- Interactive map of Kuala District
- Coordinates: 4°14′N 97°52′E﻿ / ﻿4.233°N 97.867°E
- Country: Indonesia
- Province: North Sumatra
- Regency: Langkat Regency
- Capital: Pekan Kuala

Area
- • Total: 206.23 km^{2} (79.63 sq mi)
- Elevation: 35 m (115 ft)

Population (mid 2024 estimate)
- • Total: 41,622
- • Density: 201.82/km^{2} (522.72/sq mi)

Ethnic groups (2007)
- • Javanese: 59.4%
- • Malay: 1.1%
- • Batak Karo: 30.7%
- • Batak Toba and Batak Simalungun: 1.4%
- • Batak Mandailing: 1.1%
- • Others: 6.4%

Religious affiliations (2007)
- • Islam: 80.2%
- • Protestant: 14.8%
- • Roman Catholic: 2.2%
- • Buddhism: 1.3%
- • Hindu: 0.1%
- • Others: 1.4%
- Time zone: UTC+7 (WIB)
- Distance from Regency capital to district capital: 40m

= Kuala =

Kuala is a town and administrative district of Langkat Regency in northern Sumatra, Indonesia. It borders Selesai to the north, Salapian to the west, and Sei Bingai to the south and east. Most people in Kuala are Javanese people, with a significant Karo minority. Although most Karo are Christian, many are also Muslim, and as the Javanese are nearly 100% Muslim, Kuala District is 80% Muslim.

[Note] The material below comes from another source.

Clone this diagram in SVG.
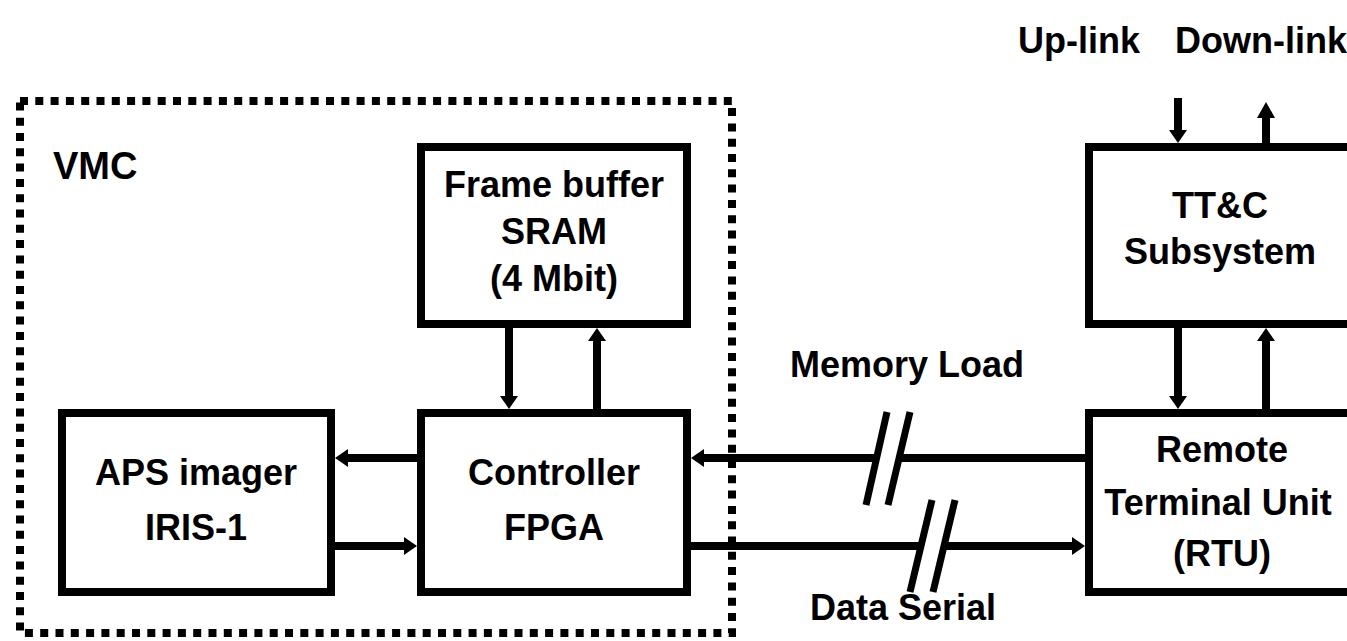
<svg xmlns="http://www.w3.org/2000/svg" width="1347" height="641" viewBox="0 0 1347 641">
<style>
.box{fill:#fff;stroke:#000;stroke-width:8}
.ln{stroke:#000;stroke-width:8;fill:none}
.hd{fill:#000}
.t{font-family:"Liberation Sans",Arial,sans-serif;font-weight:bold;font-size:36px;fill:#000}
.m{text-anchor:middle}
.brk{stroke:#000;stroke-width:7;fill:none}
</style>
<rect width="1347" height="641" fill="#fff"/>
<g id="vmc">
<rect x="20" y="101" width="712" height="532" fill="none" stroke="#000" stroke-width="8" stroke-dasharray="8 7.3"/>
<text class="t" x="53" y="179" style="font-size:38px">VMC</text>
</g>
<g id="framebuffer">
<rect class="box" x="421" y="147" width="266" height="177"/>
<text class="t m" x="554" y="197">Frame buffer</text>
<text class="t m" x="554" y="244">SRAM</text>
<text class="t m" x="554" y="291">(4 Mbit)</text>
</g>
<g id="aps">
<rect class="box" x="62" y="413" width="269" height="179"/>
<text class="t m" x="196" y="485">APS imager</text>
<text class="t m" x="196" y="540">IRIS-1</text>
</g>
<g id="controller">
<rect class="box" x="421" y="413" width="266" height="179"/>
<text class="t m" x="554" y="485">Controller</text>
<text class="t m" x="554" y="540">FPGA</text>
</g>
<g id="ttc">
<rect class="box" x="1089" y="147" width="300" height="177"/>
<text class="t m" x="1220" y="218">TT&amp;C</text>
<text class="t m" x="1220" y="264">Subsystem</text>
</g>
<g id="rtu">
<rect class="box" x="1089" y="413" width="300" height="179"/>
<text class="t m" x="1222" y="462">Remote</text>
<text class="t m" x="1218" y="515">Terminal Unit</text>
<text class="t m" x="1222" y="566">(RTU)</text>
</g>
<g id="connectors">
<line class="ln" x1="509" y1="328" x2="509" y2="398"/>
<polygon class="hd" points="500,396 518,396 509,409"/>
<line class="ln" x1="597" y1="409" x2="597" y2="339"/>
<polygon class="hd" points="588,341 606,341 597,328"/>
<line class="ln" x1="417" y1="458" x2="346" y2="458"/>
<polygon class="hd" points="348,449 348,467 335,458"/>
<line class="ln" x1="335" y1="546" x2="406" y2="546"/>
<polygon class="hd" points="404,537 404,555 417,546"/>
<line class="ln" x1="1085" y1="458" x2="702" y2="458"/>
<polygon class="hd" points="704,449 704,467 691,458"/>
<line class="ln" x1="691" y1="546" x2="1074" y2="546"/>
<polygon class="hd" points="1072,537 1072,555 1085,546"/>
<line class="ln" x1="1178" y1="98" x2="1178" y2="132"/>
<polygon class="hd" points="1169,130 1187,130 1178,143"/>
<line class="ln" x1="1266" y1="143" x2="1266" y2="116"/>
<polygon class="hd" points="1257,118 1275,118 1266,102"/>
<line class="ln" x1="1178" y1="328" x2="1178" y2="398"/>
<polygon class="hd" points="1169,396 1187,396 1178,409"/>
<line class="ln" x1="1266" y1="409" x2="1266" y2="339"/>
<polygon class="hd" points="1257,341 1275,341 1266,328"/>
<polygon points="887,412 910,412 888,505 866,505" fill="#fff"/>
<line class="brk" x1="887" y1="412" x2="866" y2="505"/>
<line class="brk" x1="910" y1="412" x2="888" y2="505"/>
<polygon points="932,500 955,500 933,592 910,592" fill="#fff"/>
<line class="brk" x1="932" y1="500" x2="910" y2="592"/>
<line class="brk" x1="955" y1="500" x2="933" y2="592"/>
</g>
<g id="labels">
<text class="t" x="790" y="377">Memory Load</text>
<text class="t" x="810" y="620">Data Serial</text>
<text class="t" x="1018" y="53">Up-link</text>
<text class="t" x="1175" y="53">Down-link</text>
</g>
</svg>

Kuala had a population of 12,459 in 2010, making it by far the largest settlement in the district. It lies on the main road between Binjai and Bukit Lawang.

==Agriculture==
Agriculture in Kuala District is relatively homogenous, with 6,425 hectares of oil palm, 4,243 hectares of sawah (wet rice), 880 hectares of maize and 3,466 hectares of natural rubber, with little land devoted to other crops. There are five factories in the district.